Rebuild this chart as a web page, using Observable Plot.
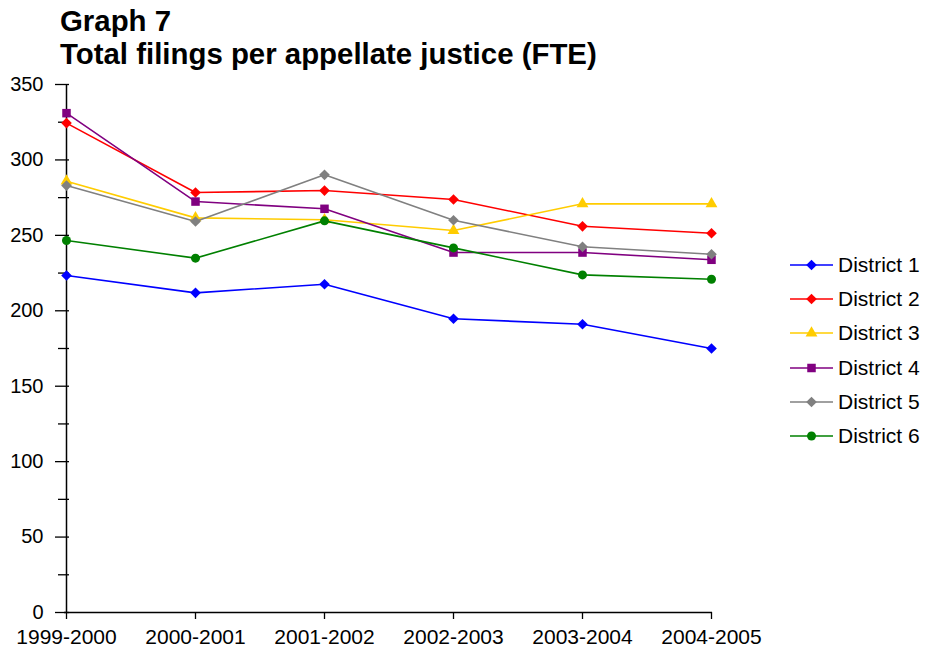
<!DOCTYPE html>
<html>
<head>
<meta charset="utf-8">
<script src="https://cdn.jsdelivr.net/npm/d3@7"></script>
<script src="https://cdn.jsdelivr.net/npm/@observablehq/plot@0.6"></script>
<style>
  html, body { margin: 0; padding: 0; background: white; }
  body { width: 926px; height: 649px; position: relative; overflow: hidden; font-family: "Liberation Sans", Arial, sans-serif; }
  #title { position: absolute; left: 60px; top: 4px; font-weight: bold; font-size: 29.4px; line-height: 33px; color: black; white-space: nowrap; }
  #chart svg { display: block; }
  #legend { position: absolute; left: 790px; top: 248px; font-size: 21px; color: black; }
  .row { display: flex; align-items: center; height: 34.2px; }
  .row svg { display: block; margin-right: 5px; }
</style>
</head>
<body>
<div id="chart"></div>
<div id="title">Graph 7<br>Total filings per appellate justice (FTE)</div>
<div id="legend"></div>
<script>
const years = ["1999-2000", "2000-2001", "2001-2002", "2002-2003", "2003-2004", "2004-2005"];
const districts = ["District 1", "District 2", "District 3", "District 4", "District 5", "District 6"];
const district1 = [223.4, 211.9, 217.6, 194.7, 191.1, 175.0];
const district2 = [324.4, 278.4, 279.7, 273.8, 256.0, 251.4];
const district3 = [285.9, 261.6, 260.3, 253.2, 270.9, 270.9];
const district4 = [331.0, 272.4, 267.6, 238.6, 238.6, 233.8];
const district5 = [283.0, 259.2, 290.1, 260.0, 242.4, 237.5];
const district6 = [246.6, 234.9, 259.6, 241.7, 223.8, 220.9];
const majorTicks = [0, 50, 100, 150, 200, 250, 300, 350];
const minorTicks = [25, 75, 125, 175, 225, 275, 325];

const colors = ["#0000FF", "#FF0000", "#FFCC00", "#800080", "#808080", "#008000"];
const symbols = ["diamond2", "diamond2", "triangle", "square", "diamond2", "circle"];
const radii = [4.8, 4.8, 4.4, 4.8, 4.8, 4.5];

const series = [district1, district2, district3, district4, district5, district6];
const rows = series.map((vals, i) => years.map((year, j) => ({district: districts[i], year, value: vals[j]})));

const seriesMarks = [];
rows.forEach((r, i) => {
  seriesMarks.push(Plot.line(r, {x: "year", y: "value", stroke: "district", strokeWidth: 1.6}));
  seriesMarks.push(Plot.dot(r, {x: "year", y: "value", fill: "district", symbol: () => symbols[i], r: radii[i], stroke: "none"}));
});

const uniq = symbols.filter((s, i, a) => a.indexOf(s) === i);

const chart = Plot.plot({
  width: 926,
  height: 649,
  marginTop: 84,
  marginBottom: 37,
  marginLeft: 64,
  marginRight: 214,
  style: {fontFamily: "'Liberation Sans', Arial, sans-serif", fontSize: "20px", color: "black", background: "white"},
  x: {type: "point", domain: years, padding: 0},
  y: {domain: [0, 350]},
  color: {domain: districts, range: colors},
  symbol: {domain: uniq, range: uniq},
  marks: [
    Plot.axisY(majorTicks, {tickSize: 14, dx: 5, tickFormat: () => "", label: null, strokeWidth: 1.3}),
    Plot.axisY(minorTicks, {tickSize: 11, dx: 5, tickFormat: () => "", label: null, strokeWidth: 1.3}),
    Plot.axisY(majorTicks, {tickSize: 0, tickPadding: 21, fontSize: 20, label: null}),
    Plot.axisX(years, {tickSize: 7, tickPadding: 10, fontSize: 21, label: null, strokeWidth: 1.3}),
    Plot.ruleX([years[0]], {stroke: "black", strokeWidth: 1.5}),
    Plot.ruleY([0], {stroke: "black", strokeWidth: 1.5}),
    ...seriesMarks
  ]
});
document.getElementById("chart").appendChild(chart);

// Legend
const legend = document.getElementById("legend");
const symMap = {diamond2: d3.symbolDiamond2, triangle: d3.symbolTriangle, square: d3.symbolSquare, circle: d3.symbolCircle};
districts.forEach((name, i) => {
  const row = document.createElement("div");
  row.className = "row";
  const sw = d3.create("svg").attr("width", 43).attr("height", 16);
  sw.append("line").attr("x1", 0).attr("x2", 43).attr("y1", 8).attr("y2", 8).attr("stroke", colors[i]).attr("stroke-width", 1.6);
  sw.append("path").attr("transform", "translate(21.5,8)")
    .attr("d", d3.symbol(symMap[symbols[i]], Math.PI * radii[i] * radii[i])())
    .attr("fill", colors[i]);
  row.appendChild(sw.node());
  const t = document.createElement("span");
  t.textContent = name;
  row.appendChild(t);
  legend.appendChild(row);
});
</script>
</body>
</html>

## Stated exercise
Your task is to reproduce all of the material exactly. The pictures stay out.

## Solution to this task
Rebuild this chart as a web page, using Observable Plot.
<!DOCTYPE html>
<html>
<head>
<meta charset="utf-8">
<script src="https://cdn.jsdelivr.net/npm/d3@7"></script>
<script src="https://cdn.jsdelivr.net/npm/@observablehq/plot@0.6"></script>
<style>
  html, body { margin: 0; padding: 0; background: white; }
  body { width: 926px; height: 649px; position: relative; overflow: hidden; font-family: "Liberation Sans", Arial, sans-serif; }
  #title { position: absolute; left: 60px; top: 4px; font-weight: bold; font-size: 29.4px; line-height: 33px; color: black; white-space: nowrap; }
  #chart svg { display: block; }
  #legend { position: absolute; left: 790px; top: 248px; font-size: 21px; color: black; }
  .row { display: flex; align-items: center; height: 34.2px; }
  .row svg { display: block; margin-right: 5px; }
</style>
</head>
<body>
<div id="chart"></div>
<div id="title">Graph 7<br>Total filings per appellate justice (FTE)</div>
<div id="legend"></div>
<script>
const years = ["1999-2000", "2000-2001", "2001-2002", "2002-2003", "2003-2004", "2004-2005"];
const districts = ["District 1", "District 2", "District 3", "District 4", "District 5", "District 6"];
const district1 = [223.4, 211.9, 217.6, 194.7, 191.1, 175.0];
const district2 = [324.4, 278.4, 279.7, 273.8, 256.0, 251.4];
const district3 = [285.9, 261.6, 260.3, 253.2, 270.9, 270.9];
const district4 = [331.0, 272.4, 267.6, 238.6, 238.6, 233.8];
const district5 = [283.0, 259.2, 290.1, 260.0, 242.4, 237.5];
const district6 = [246.6, 234.9, 259.6, 241.7, 223.8, 220.9];
const majorTicks = [0, 50, 100, 150, 200, 250, 300, 350];
const minorTicks = [25, 75, 125, 175, 225, 275, 325];

const colors = ["#0000FF", "#FF0000", "#FFCC00", "#800080", "#808080", "#008000"];
const symbols = ["diamond2", "diamond2", "triangle", "square", "diamond2", "circle"];
const radii = [4.8, 4.8, 4.4, 4.8, 4.8, 4.5];

const series = [district1, district2, district3, district4, district5, district6];
const rows = series.map((vals, i) => years.map((year, j) => ({district: districts[i], year, value: vals[j]})));

const seriesMarks = [];
rows.forEach((r, i) => {
  seriesMarks.push(Plot.line(r, {x: "year", y: "value", stroke: "district", strokeWidth: 1.6}));
  seriesMarks.push(Plot.dot(r, {x: "year", y: "value", fill: "district", symbol: () => symbols[i], r: radii[i], stroke: "none"}));
});

const uniq = symbols.filter((s, i, a) => a.indexOf(s) === i);

const chart = Plot.plot({
  width: 926,
  height: 649,
  marginTop: 84,
  marginBottom: 37,
  marginLeft: 64,
  marginRight: 214,
  style: {fontFamily: "'Liberation Sans', Arial, sans-serif", fontSize: "20px", color: "black", background: "white"},
  x: {type: "point", domain: years, padding: 0},
  y: {domain: [0, 350]},
  color: {domain: districts, range: colors},
  symbol: {domain: uniq, range: uniq},
  marks: [
    Plot.axisY(majorTicks, {tickSize: 14, dx: 5, tickFormat: () => "", label: null, strokeWidth: 1.3}),
    Plot.axisY(minorTicks, {tickSize: 11, dx: 5, tickFormat: () => "", label: null, strokeWidth: 1.3}),
    Plot.axisY(majorTicks, {tickSize: 0, tickPadding: 21, fontSize: 20, label: null}),
    Plot.axisX(years, {tickSize: 7, tickPadding: 10, fontSize: 21, label: null, strokeWidth: 1.3}),
    Plot.ruleX([years[0]], {stroke: "black", strokeWidth: 1.5}),
    Plot.ruleY([0], {stroke: "black", strokeWidth: 1.5}),
    ...seriesMarks
  ]
});
document.getElementById("chart").appendChild(chart);

// Legend
const legend = document.getElementById("legend");
const symMap = {diamond2: d3.symbolDiamond2, triangle: d3.symbolTriangle, square: d3.symbolSquare, circle: d3.symbolCircle};
districts.forEach((name, i) => {
  const row = document.createElement("div");
  row.className = "row";
  const sw = d3.create("svg").attr("width", 43).attr("height", 16);
  sw.append("line").attr("x1", 0).attr("x2", 43).attr("y1", 8).attr("y2", 8).attr("stroke", colors[i]).attr("stroke-width", 1.6);
  sw.append("path").attr("transform", "translate(21.5,8)")
    .attr("d", d3.symbol(symMap[symbols[i]], Math.PI * radii[i] * radii[i])())
    .attr("fill", colors[i]);
  row.appendChild(sw.node());
  const t = document.createElement("span");
  t.textContent = name;
  row.appendChild(t);
  legend.appendChild(row);
});
</script>
</body>
</html>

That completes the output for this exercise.